Paul L. Caron
Dean





Monday, May 22, 2023

How The Accounting Profession Wrecked Itself And Made A Legal Career Preferable To A CPA

The Legal Watchdog, Accounting: How to Wreck (and Rescue) a Profession:

In my earlier life, becoming a CPA was, in a sense, easy.  To be sure, the two-day exam itself was very tough.  Unlike state bar exams which sometimes have an 80% first-time pass rate, the November 1996 CPA exam, for example, had a 17% pass rate for first-time test takers.  But the process of becoming a CPA was very simple.  Just get a B.S. or B.B.A. in accounting, sign up for and pass the CPA exam, and then wait for your certificate to arrive in the U.S. mail. ...

Today, there are many articles about the declining number of CPAs and, especially, of accounting majors in the CPA pipeline.  The latest such article is here, in today’s WSJ (subscription required).  That article’s title indicates its proposed solution to the problem: How can we make accounting cool?  And there are many articles like this one, angsting about how to replenish the numbers within the profession.  But I doubt people are now avoiding accounting because it’s un-cool.  It has always been un-cool (which, in some circles, can be cool).

It is true that some might avoid accounting because, unlike many areas of study, it is serious and difficult.  I’m not just comparing it with frivolous majors such as sexuality studies, puppetry, video games, and grievance studies.  Unlike law, for example, accounting involves numbers and sometimes actually requires you to arrive at the “right” answer.  And even in the areas of accounting that require judgment—and there are many—not all opinions are equally valid. Nonsensical and disorganized babbling—I’m thinking of some prosecutors as I write this—won’t earn you a passing mark in an accounting class or on the CPA exam.  But just as with its lack of coolness, accounting’s rigor is also nothing new.  As the great Arthur Andersen said long ago, accountants must “think straight, talk straight.”

Given that its un-coolness and rigor has not changed, my hypothesis is that the number of accountants and would-be accountants in the pipeline has dwindled because of what the profession has done to itself since I became a CPA.  Today, instead of the difficult, but short and straightforward, path of earning a B.S. or B.B.A. in accounting and then passing the CPA exam, the profession has erected numerous costly and time-consuming barriers to entry.  Here are the hoops that a prospective CPA may have to jump through, depending on the state: ...

In sum, today the CPA certificate is no longer a glittering prize at the end of a very rigorous but short and clear path, as it once was.  Rather, the path is now lengthy and winding, and the prize is not even visible, let alone glittering, from the starting block.  Further, even if you win the prize many years down the road, the fun only then begins, as keeping it may require your hard-earned money and valuable time in the form of ongoing, mandatory CPE. ...

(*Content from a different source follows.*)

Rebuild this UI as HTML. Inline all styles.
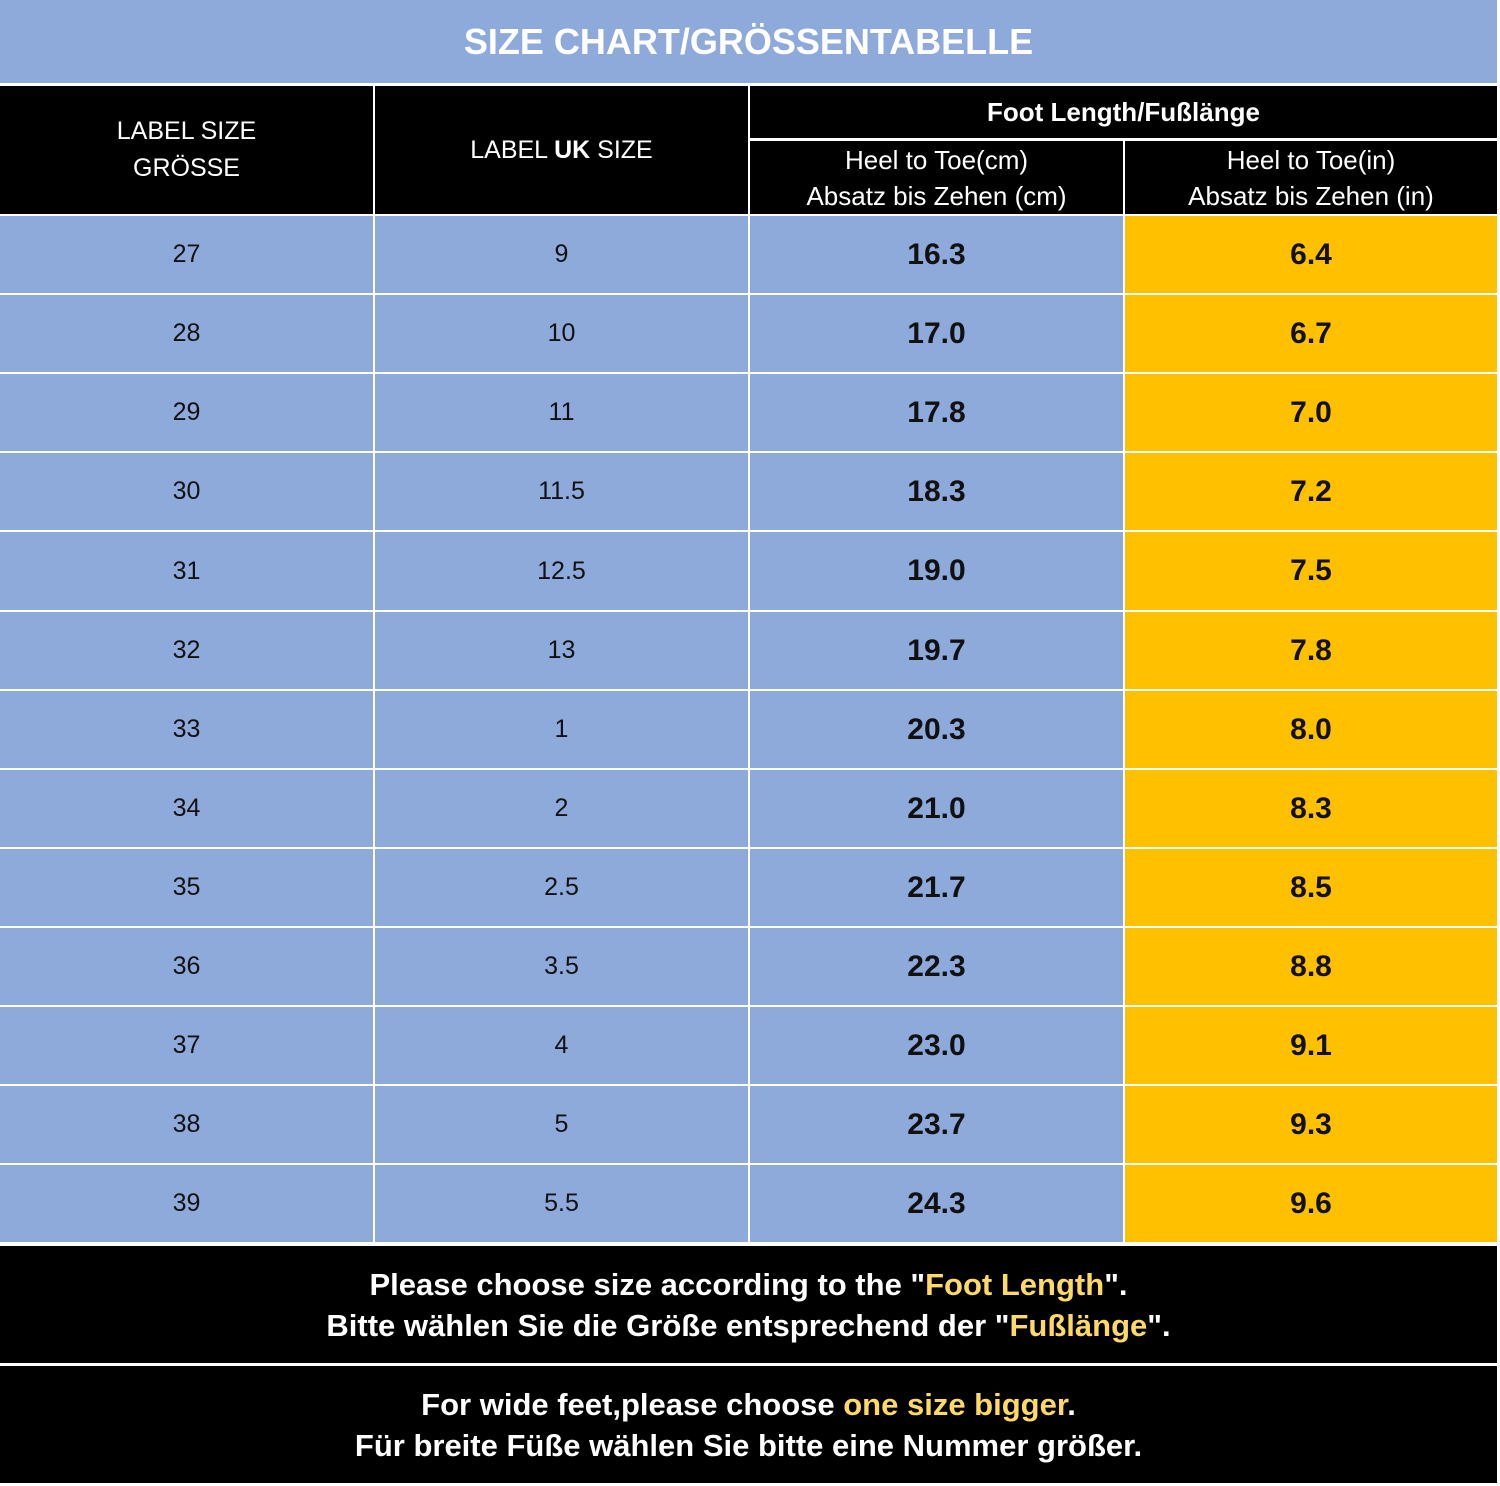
<!DOCTYPE html><html><head><meta charset="utf-8"><style>
body{margin:0;width:1500px;height:1486px;background:#fff;position:relative;overflow:hidden;font-family:"Liberation Sans",sans-serif}
div.c{position:absolute;display:flex;align-items:center;justify-content:center;text-align:center;box-sizing:border-box}
.k{background:#000;color:#fff}
.b{background:#8eaadb;color:#111}
.y{background:#ffc000;color:#111}
.g{color:#ffd966}
</style></head><body>
<div class="c b" style="left:0;top:0;width:1497px;height:83px;color:#fff;font-size:36px;font-weight:bold">SIZE CHART/GRÖSSENTABELLE</div>
<div class="c k" style="left:0;top:86px;width:373px;height:128px;font-size:25px;line-height:37px"><div>LABEL SIZE<br>GRÖSSE</div></div>
<div class="c k" style="left:375px;top:86px;width:373px;height:128px;font-size:25px"><div>LABEL <b>UK</b> SIZE</div></div>
<div class="c k" style="left:750px;top:86px;width:747px;height:52px;font-size:26px;font-weight:bold">Foot Length/Fußlänge</div>
<div class="c k" style="left:750px;top:141px;width:373px;height:73px;font-size:26px;line-height:36px"><div>Heel to Toe(cm)<br>Absatz bis Zehen (cm)</div></div>
<div class="c k" style="left:1125px;top:141px;width:372px;height:73px;font-size:26px;line-height:36px"><div>Heel to Toe(in)<br>Absatz bis Zehen (in)</div></div>
<div id="rows"></div>
<div class="c k" style="left:0;top:1246px;width:1497px;height:117px;font-size:31px;font-weight:bold;line-height:41px"><div>Please choose size according to the "<span class="g">Foot Length</span>".<br>Bitte wählen Sie die Größe entsprechend der "<span class="g">Fußlänge</span>".</div></div>
<div class="c k" style="left:0;top:1366px;width:1497px;height:117px;font-size:31px;font-weight:bold;line-height:41px"><div>For wide feet,please choose <span class="g">one size bigger</span>.<br>Für breite Füße wählen Sie bitte eine Nummer größer.</div></div>
<script>
var d=[[27,9,"16.3","6.4"],[28,10,"17.0","6.7"],[29,11,"17.8","7.0"],[30,"11.5","18.3","7.2"],[31,"12.5","19.0","7.5"],[32,13,"19.7","7.8"],[33,1,"20.3","8.0"],[34,2,"21.0","8.3"],[35,"2.5","21.7","8.5"],[36,"3.5","22.3","8.8"],[37,4,"23.0","9.1"],[38,5,"23.7","9.3"],[39,"5.5","24.3","9.6"]];
var h="";d.forEach(function(r,i){var t=Math.round(216+i*79.1),hh=Math.round(216+(i+1)*79.1)-t-2;
h+='<div class="c b" style="left:0;top:'+t+'px;width:373px;height:'+hh+'px;font-size:25px">'+r[0]+'</div>';
h+='<div class="c b" style="left:375px;top:'+t+'px;width:373px;height:'+hh+'px;font-size:25px">'+r[1]+'</div>';
h+='<div class="c b" style="left:750px;top:'+t+'px;width:373px;height:'+hh+'px;font-size:30px;font-weight:bold">'+r[2]+'</div>';
h+='<div class="c y" style="left:1125px;top:'+t+'px;width:372px;height:'+hh+'px;font-size:30px;font-weight:bold">'+r[3]+'</div>';});
document.getElementById("rows").innerHTML=h;
</script>
</body></html>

I wonder: how many people have passed on the accounting profession for the legal profession?  Instead of (A) going to school for five years, taking a CPA exam with a 17% pass rate, and then hoping to find qualifying employment for two years before taking a second exam (ethics) to become certified & licensed, you (B) take a soft major and graduate in three years, go to law school—maybe even one that has a two-year JD program (see, e.g., here)—and then take a bar exam where average pass rates often break the 80% mark. ...

As an attorney, I have to complete 30 CLE credits every two years.  On the other hand, CPAs may have to complete as many as 120 CPE credits every three years (e.g., IL) or 80 CPE credits every two years (e.g., WI).  On an annual basis, that's 15 credits for the lawyer and 40 for the CPA.  Given that, and given the accelerated path available to would-be lawyers (i.e., completing a less demanding college degree in three years and completing law school in two years), the law option might be even more attractive than the CPA option—particularly for those interested in tax.